Work to do: Give back the full listing, character for character, with no pictures.

_ _ _ _ _

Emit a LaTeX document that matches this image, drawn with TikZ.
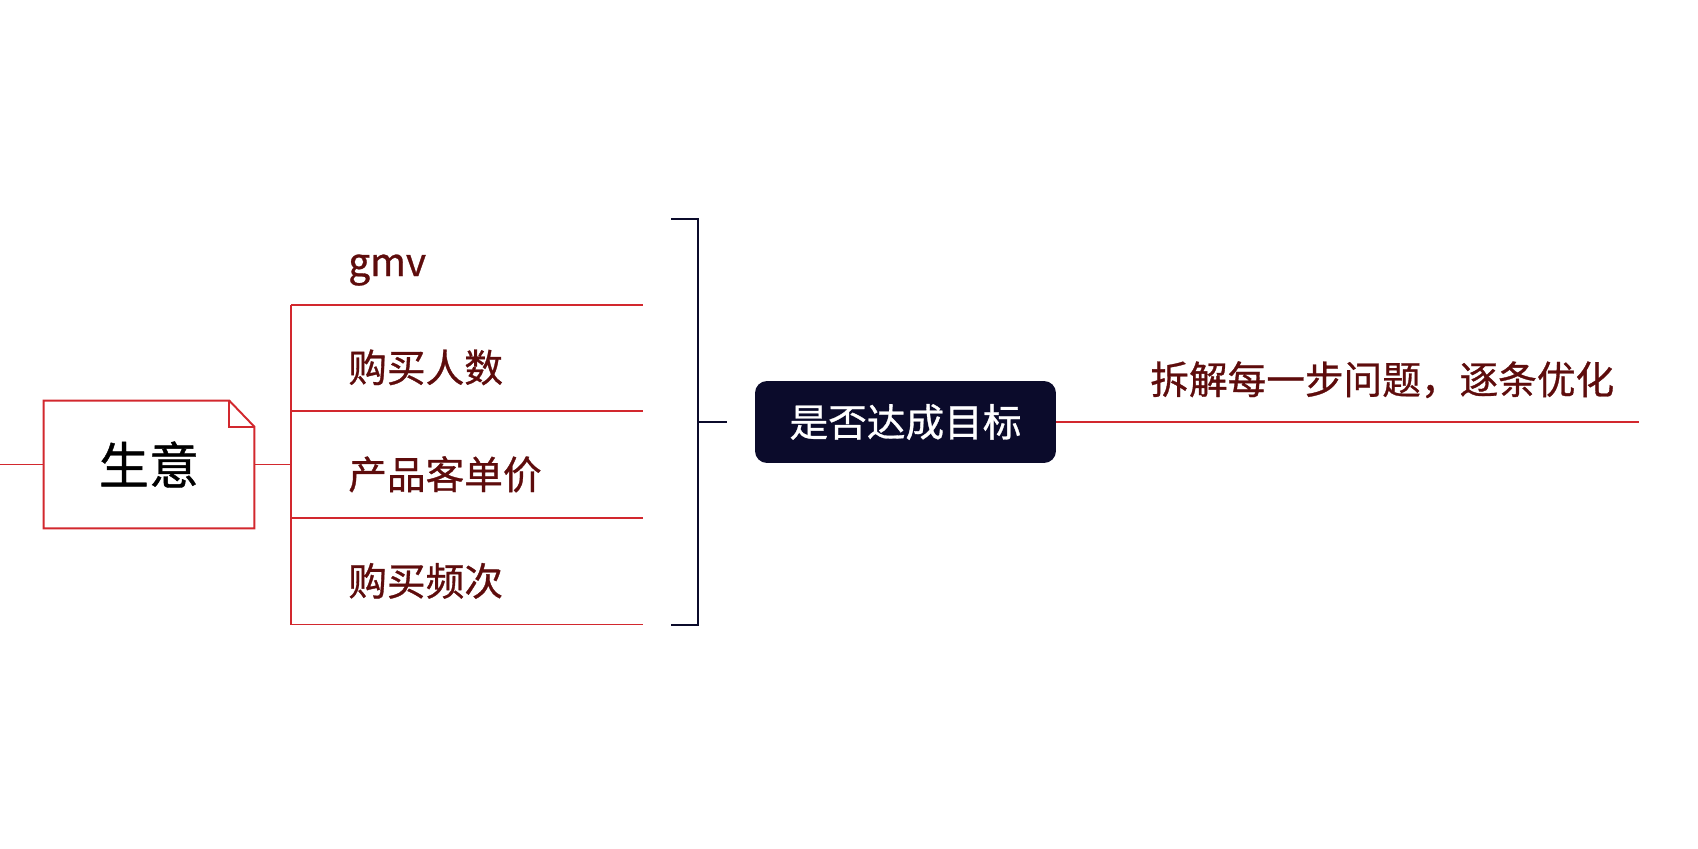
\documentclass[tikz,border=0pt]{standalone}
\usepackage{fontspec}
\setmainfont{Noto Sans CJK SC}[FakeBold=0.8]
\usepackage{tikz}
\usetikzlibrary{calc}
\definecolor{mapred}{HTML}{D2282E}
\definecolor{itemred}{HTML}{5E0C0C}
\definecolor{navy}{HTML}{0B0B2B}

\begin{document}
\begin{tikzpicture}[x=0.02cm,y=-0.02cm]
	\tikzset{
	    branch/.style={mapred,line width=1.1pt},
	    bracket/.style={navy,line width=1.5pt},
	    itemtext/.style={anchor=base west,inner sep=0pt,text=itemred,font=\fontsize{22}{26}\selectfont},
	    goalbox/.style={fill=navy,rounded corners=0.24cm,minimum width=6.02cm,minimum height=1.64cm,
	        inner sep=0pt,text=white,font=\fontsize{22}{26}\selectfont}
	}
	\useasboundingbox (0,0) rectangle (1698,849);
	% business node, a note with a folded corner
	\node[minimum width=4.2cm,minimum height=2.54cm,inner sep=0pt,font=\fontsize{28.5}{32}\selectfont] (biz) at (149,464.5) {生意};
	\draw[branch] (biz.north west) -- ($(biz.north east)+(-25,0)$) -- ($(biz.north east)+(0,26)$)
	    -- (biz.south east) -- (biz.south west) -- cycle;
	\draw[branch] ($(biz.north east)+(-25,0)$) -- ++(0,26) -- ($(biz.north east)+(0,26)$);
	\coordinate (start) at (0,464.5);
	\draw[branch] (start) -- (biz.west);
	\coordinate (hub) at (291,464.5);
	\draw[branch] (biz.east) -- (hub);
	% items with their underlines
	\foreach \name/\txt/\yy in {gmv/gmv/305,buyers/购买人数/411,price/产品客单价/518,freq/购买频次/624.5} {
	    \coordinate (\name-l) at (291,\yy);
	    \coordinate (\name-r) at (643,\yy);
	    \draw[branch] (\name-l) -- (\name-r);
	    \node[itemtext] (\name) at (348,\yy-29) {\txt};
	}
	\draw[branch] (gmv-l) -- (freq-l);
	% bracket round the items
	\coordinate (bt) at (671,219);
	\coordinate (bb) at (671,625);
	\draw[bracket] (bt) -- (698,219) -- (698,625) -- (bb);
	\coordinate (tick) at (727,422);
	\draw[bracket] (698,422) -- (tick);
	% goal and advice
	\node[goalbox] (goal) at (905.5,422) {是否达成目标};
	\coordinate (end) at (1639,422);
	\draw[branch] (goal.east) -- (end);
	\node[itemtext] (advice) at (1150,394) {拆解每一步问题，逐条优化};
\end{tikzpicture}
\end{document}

_ _ _ _ _

Exercise answer:
Emit a LaTeX document that matches this image, drawn with TikZ.
\documentclass[tikz,border=0pt]{standalone}
\usepackage{fontspec}
\setmainfont{Noto Sans CJK SC}[FakeBold=0.8]
\usepackage{tikz}
\usetikzlibrary{calc}
\definecolor{mapred}{HTML}{D2282E}
\definecolor{itemred}{HTML}{5E0C0C}
\definecolor{navy}{HTML}{0B0B2B}

\begin{document}
\begin{tikzpicture}[x=0.02cm,y=-0.02cm]
	\tikzset{
	    branch/.style={mapred,line width=1.1pt},
	    bracket/.style={navy,line width=1.5pt},
	    itemtext/.style={anchor=base west,inner sep=0pt,text=itemred,font=\fontsize{22}{26}\selectfont},
	    goalbox/.style={fill=navy,rounded corners=0.24cm,minimum width=6.02cm,minimum height=1.64cm,
	        inner sep=0pt,text=white,font=\fontsize{22}{26}\selectfont}
	}
	\useasboundingbox (0,0) rectangle (1698,849);
	% business node, a note with a folded corner
	\node[minimum width=4.2cm,minimum height=2.54cm,inner sep=0pt,font=\fontsize{28.5}{32}\selectfont] (biz) at (149,464.5) {生意};
	\draw[branch] (biz.north west) -- ($(biz.north east)+(-25,0)$) -- ($(biz.north east)+(0,26)$)
	    -- (biz.south east) -- (biz.south west) -- cycle;
	\draw[branch] ($(biz.north east)+(-25,0)$) -- ++(0,26) -- ($(biz.north east)+(0,26)$);
	\coordinate (start) at (0,464.5);
	\draw[branch] (start) -- (biz.west);
	\coordinate (hub) at (291,464.5);
	\draw[branch] (biz.east) -- (hub);
	% items with their underlines
	\foreach \name/\txt/\yy in {gmv/gmv/305,buyers/购买人数/411,price/产品客单价/518,freq/购买频次/624.5} {
	    \coordinate (\name-l) at (291,\yy);
	    \coordinate (\name-r) at (643,\yy);
	    \draw[branch] (\name-l) -- (\name-r);
	    \node[itemtext] (\name) at (348,\yy-29) {\txt};
	}
	\draw[branch] (gmv-l) -- (freq-l);
	% bracket round the items
	\coordinate (bt) at (671,219);
	\coordinate (bb) at (671,625);
	\draw[bracket] (bt) -- (698,219) -- (698,625) -- (bb);
	\coordinate (tick) at (727,422);
	\draw[bracket] (698,422) -- (tick);
	% goal and advice
	\node[goalbox] (goal) at (905.5,422) {是否达成目标};
	\coordinate (end) at (1639,422);
	\draw[branch] (goal.east) -- (end);
	\node[itemtext] (advice) at (1150,394) {拆解每一步问题，逐条优化};
\end{tikzpicture}
\end{document}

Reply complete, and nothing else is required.